## Given task
The listing below begins with the first line you should copy; stop after the line containing "0.003, 0.003, 0.003]", and drop every picture.

## Supplied data

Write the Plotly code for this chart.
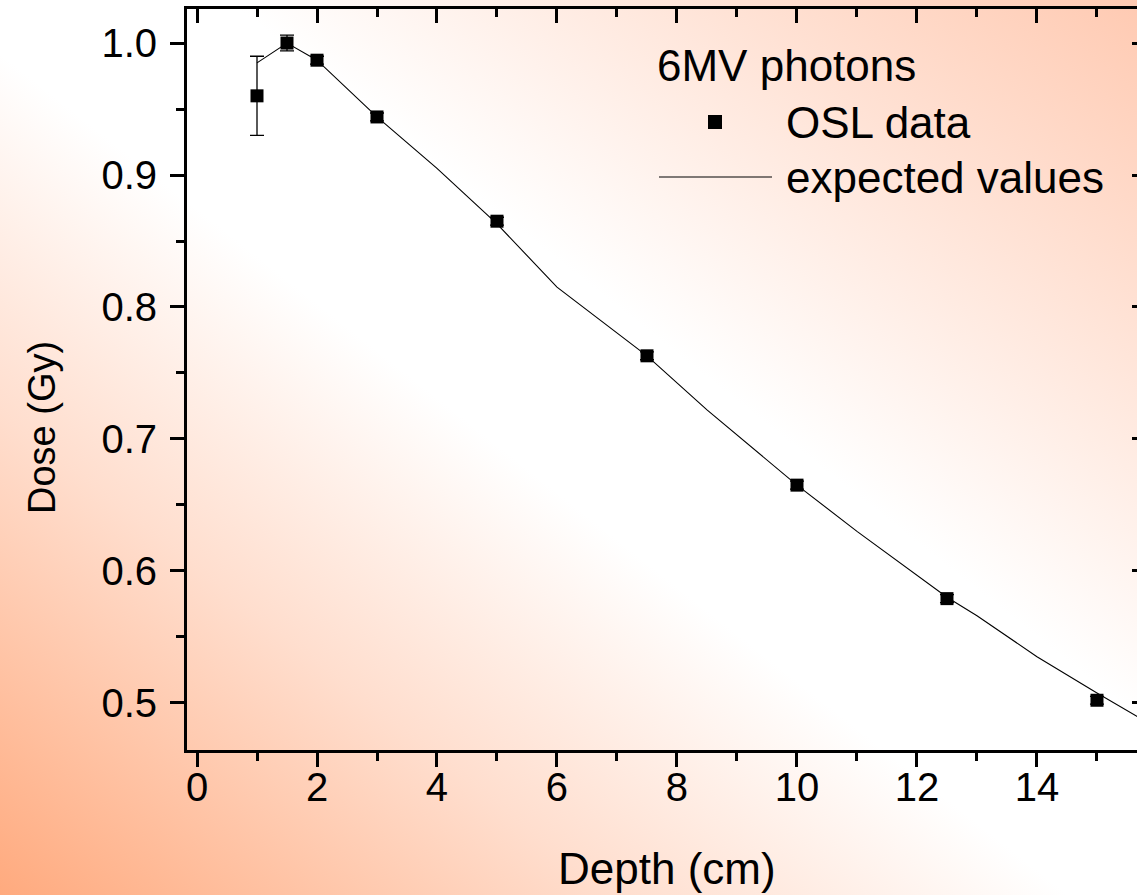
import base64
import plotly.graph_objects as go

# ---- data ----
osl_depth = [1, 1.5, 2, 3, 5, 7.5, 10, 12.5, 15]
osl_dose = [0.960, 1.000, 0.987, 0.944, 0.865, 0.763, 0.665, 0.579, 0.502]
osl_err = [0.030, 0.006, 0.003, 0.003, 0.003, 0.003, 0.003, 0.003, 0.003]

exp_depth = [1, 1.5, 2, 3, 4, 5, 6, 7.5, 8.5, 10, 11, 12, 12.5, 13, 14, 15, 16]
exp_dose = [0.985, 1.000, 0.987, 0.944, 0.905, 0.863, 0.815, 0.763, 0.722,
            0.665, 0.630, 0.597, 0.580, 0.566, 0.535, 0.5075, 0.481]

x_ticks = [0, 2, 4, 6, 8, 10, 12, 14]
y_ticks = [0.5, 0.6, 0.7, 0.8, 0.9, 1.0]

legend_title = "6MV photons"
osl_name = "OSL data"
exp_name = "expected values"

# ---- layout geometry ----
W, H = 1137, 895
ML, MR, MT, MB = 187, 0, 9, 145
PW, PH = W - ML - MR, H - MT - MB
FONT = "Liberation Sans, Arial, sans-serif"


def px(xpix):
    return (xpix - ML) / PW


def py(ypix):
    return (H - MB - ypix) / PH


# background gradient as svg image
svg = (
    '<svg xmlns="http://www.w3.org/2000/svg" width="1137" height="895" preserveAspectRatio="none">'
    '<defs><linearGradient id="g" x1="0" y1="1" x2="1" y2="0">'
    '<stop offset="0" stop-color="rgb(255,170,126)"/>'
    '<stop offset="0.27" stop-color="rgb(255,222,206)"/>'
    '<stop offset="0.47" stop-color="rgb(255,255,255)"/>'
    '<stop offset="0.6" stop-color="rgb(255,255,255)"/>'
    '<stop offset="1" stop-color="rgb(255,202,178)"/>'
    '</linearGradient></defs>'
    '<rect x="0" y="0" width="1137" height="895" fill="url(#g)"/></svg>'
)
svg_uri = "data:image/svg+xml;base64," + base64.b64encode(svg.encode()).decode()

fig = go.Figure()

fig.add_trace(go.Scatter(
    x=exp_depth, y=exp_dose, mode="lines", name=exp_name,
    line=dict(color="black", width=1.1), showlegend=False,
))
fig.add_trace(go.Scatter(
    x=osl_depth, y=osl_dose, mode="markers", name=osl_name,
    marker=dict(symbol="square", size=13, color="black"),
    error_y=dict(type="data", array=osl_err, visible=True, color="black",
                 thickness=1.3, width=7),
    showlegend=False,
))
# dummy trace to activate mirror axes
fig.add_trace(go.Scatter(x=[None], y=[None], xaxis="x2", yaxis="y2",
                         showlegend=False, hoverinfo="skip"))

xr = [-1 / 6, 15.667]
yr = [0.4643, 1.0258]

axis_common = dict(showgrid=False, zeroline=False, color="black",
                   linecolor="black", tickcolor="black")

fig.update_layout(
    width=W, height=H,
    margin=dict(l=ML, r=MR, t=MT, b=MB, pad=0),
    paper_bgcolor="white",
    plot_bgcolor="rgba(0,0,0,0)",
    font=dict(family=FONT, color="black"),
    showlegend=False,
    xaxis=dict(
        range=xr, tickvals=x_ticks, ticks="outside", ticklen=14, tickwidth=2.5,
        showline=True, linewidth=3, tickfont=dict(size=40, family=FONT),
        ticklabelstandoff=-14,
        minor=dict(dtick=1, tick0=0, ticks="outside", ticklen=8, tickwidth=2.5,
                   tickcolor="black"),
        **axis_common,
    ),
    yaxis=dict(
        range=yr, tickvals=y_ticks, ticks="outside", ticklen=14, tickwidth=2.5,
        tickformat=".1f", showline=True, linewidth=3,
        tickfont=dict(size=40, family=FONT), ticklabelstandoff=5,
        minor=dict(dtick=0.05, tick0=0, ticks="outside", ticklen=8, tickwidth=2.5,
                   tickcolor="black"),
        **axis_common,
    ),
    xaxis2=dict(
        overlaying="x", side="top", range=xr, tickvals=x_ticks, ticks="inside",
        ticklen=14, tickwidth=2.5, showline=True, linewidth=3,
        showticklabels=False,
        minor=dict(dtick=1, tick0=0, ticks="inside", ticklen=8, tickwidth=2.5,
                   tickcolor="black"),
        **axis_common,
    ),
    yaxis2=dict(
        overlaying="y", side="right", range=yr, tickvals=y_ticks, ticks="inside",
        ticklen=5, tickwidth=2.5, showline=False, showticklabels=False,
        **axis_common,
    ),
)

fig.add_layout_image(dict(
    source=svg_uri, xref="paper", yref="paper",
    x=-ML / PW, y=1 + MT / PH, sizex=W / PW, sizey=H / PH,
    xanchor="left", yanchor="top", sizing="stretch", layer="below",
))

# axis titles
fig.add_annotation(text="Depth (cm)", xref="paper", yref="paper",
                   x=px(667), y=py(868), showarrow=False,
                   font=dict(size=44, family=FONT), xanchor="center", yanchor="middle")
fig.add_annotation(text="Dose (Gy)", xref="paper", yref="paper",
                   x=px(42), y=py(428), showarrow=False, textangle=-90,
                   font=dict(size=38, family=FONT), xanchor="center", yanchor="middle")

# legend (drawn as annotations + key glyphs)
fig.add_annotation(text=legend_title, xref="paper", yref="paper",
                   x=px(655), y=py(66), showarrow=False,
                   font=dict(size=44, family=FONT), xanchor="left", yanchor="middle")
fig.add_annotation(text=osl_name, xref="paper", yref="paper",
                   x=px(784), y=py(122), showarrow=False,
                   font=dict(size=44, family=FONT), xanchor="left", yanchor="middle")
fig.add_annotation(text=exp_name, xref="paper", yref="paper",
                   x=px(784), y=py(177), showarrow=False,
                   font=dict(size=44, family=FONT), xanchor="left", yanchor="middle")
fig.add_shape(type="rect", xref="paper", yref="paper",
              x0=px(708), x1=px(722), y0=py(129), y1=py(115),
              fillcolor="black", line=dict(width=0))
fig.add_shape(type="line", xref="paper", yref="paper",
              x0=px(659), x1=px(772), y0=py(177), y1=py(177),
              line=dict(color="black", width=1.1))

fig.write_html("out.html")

## Solution to the problem
Write the Plotly code for this chart.
import base64
import plotly.graph_objects as go

# ---- data ----
osl_depth = [1, 1.5, 2, 3, 5, 7.5, 10, 12.5, 15]
osl_dose = [0.960, 1.000, 0.987, 0.944, 0.865, 0.763, 0.665, 0.579, 0.502]
osl_err = [0.030, 0.006, 0.003, 0.003, 0.003, 0.003, 0.003, 0.003, 0.003]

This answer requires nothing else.